Senator FIFIELD (Victoria) (3.19 p.m.)-Senator Ludwig’s opening bat was that the current industrial relations system has stood the test of time and that because it is there it should be treated as a given. On that basis we would not have moved away from CB radios or LPs or horses. Just because something is still there does not mean that it is the best that we can do.
We have had two great pieces of news today. The first is the ABS labour force figures for October, which show that the trend unemployment rate is unchanged at 5.1 per cent. Also, there is fantastic news that the Work Choices package of bills has passed through the other place. They are two great pieces of news which go together. We are putting this package of measures through because we want to see unemployment as low as it can possibly be. Every workplace in Australia is different. Workplaces are changing and the needs of employers and employees are constantly changing. We need to have a workplace relations system that recognises those changes and that can be flexible and able to respond to the changes in the workplaces and in the economy.
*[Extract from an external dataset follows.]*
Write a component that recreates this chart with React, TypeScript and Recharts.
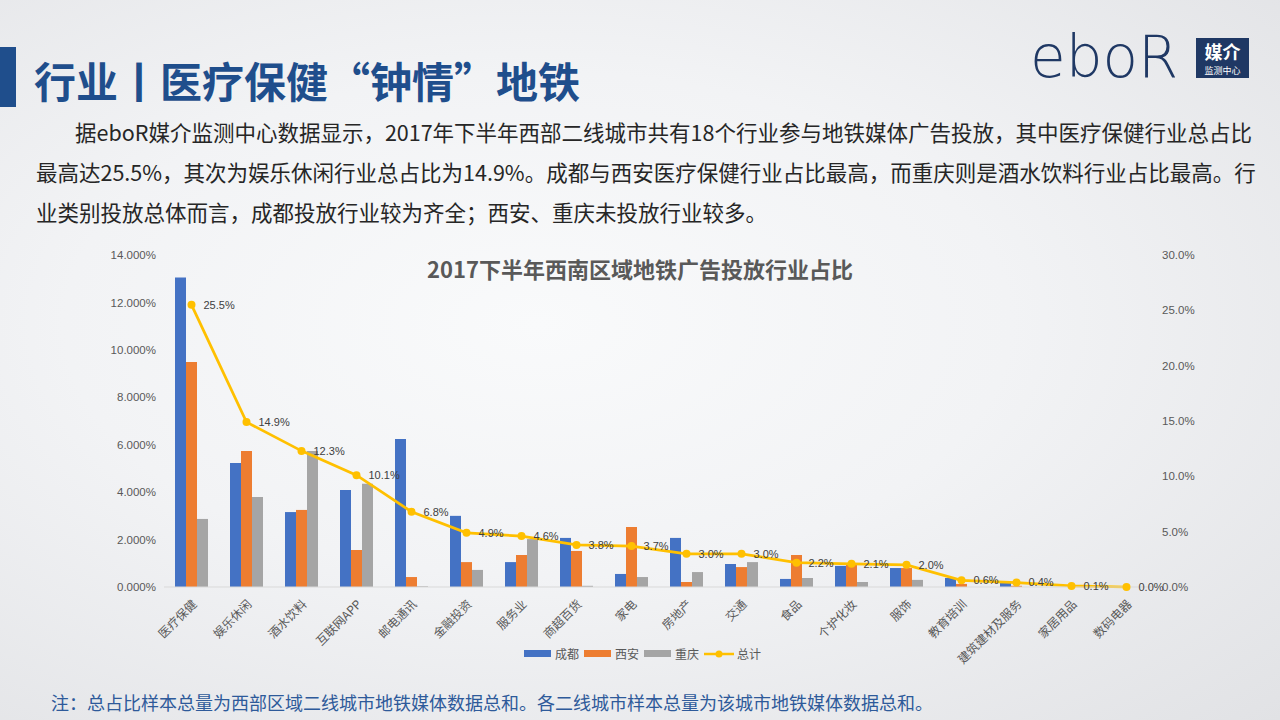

We have to lay the foundations today for tomorrow’s economic growth and prosperity. We are enjoying great prosperity today because we have got the policy right over the past decade. Good policy today makes a huge difference to the strength of the Australian economy tomorrow. We can see that in real wages, which have increased over 14 per cent since 1996; in the lowest unemployment rate in 30 years, with more than 1.7 million new jobs created and seven million Australians in full-time work; in the lowest levels of strikes ever; and in higher productivity and higher living standards. But Australian workplaces need to continually change so that we can continue to enjoy this sort of strength.
I would like to cite one instance of a workplace that was seeking to do just that-seeking to respond to its changed circumstances. I am referring to the firm Kemalex Plastics. Ken Phillips in the Canberra Times on Tuesday wrote:
Kemalex Plastics was based in Dandenong. It’s a family business running a struggling plant that needed improvements in work practices to survive. As part of the improvements the company had been using independent contractors for over two years. The National Union of Workers had agreed to this. But … a new enterprise agreement had to be negotiated and the NUW-
the National Union of Workers-
said the independent contractors had to go. The owner said no.
The Colebatch family had been running this business for more than 50 years and had never experienced a strike. They did not know what was about to befall them: that they were going to face the full might, the full onslaught, of an ACTU-National Union of Workers organised industrial campaign. The campaign was for one simple purpose, and that was to use this particular business as an example to highlight what would supposedly happen increasingly under the new workplace relations laws being introduced by this government.
There was no great matter of principle at stake here. It was just an act of bastardry against an Australian business to make an example for a political purpose. After 10 weeks of violence, intimidation and media hype, the strike stopped. Why did it stop? Because the final public rally in relation to this particular industrial act had happened, that particular element of the ACTU campaign was over, so as a result the strike ended. The only problem was that it was too late. Mr Colebatch has since put the Dandenong plant into administration and the plant is broke for one simple reason: the strike cost that family business about $1 million as a result of legal fees, lost production, lost sales, plant and truck damage, excess transport fees and sabotage. That was the result.
This business was not a victim of cheap imports, corporate downsizing or globalisation; it was a victim of industrial bastardry. This was an Australian business that was simply trying to change its workplace relations to better reflect the needs of the business so it could continue to give jobs to workers, as it had done for 50 years. The changes that we are introducing, which have been passed in the other place and will come to this chamber, are designed to help businesses like this employ more Australians.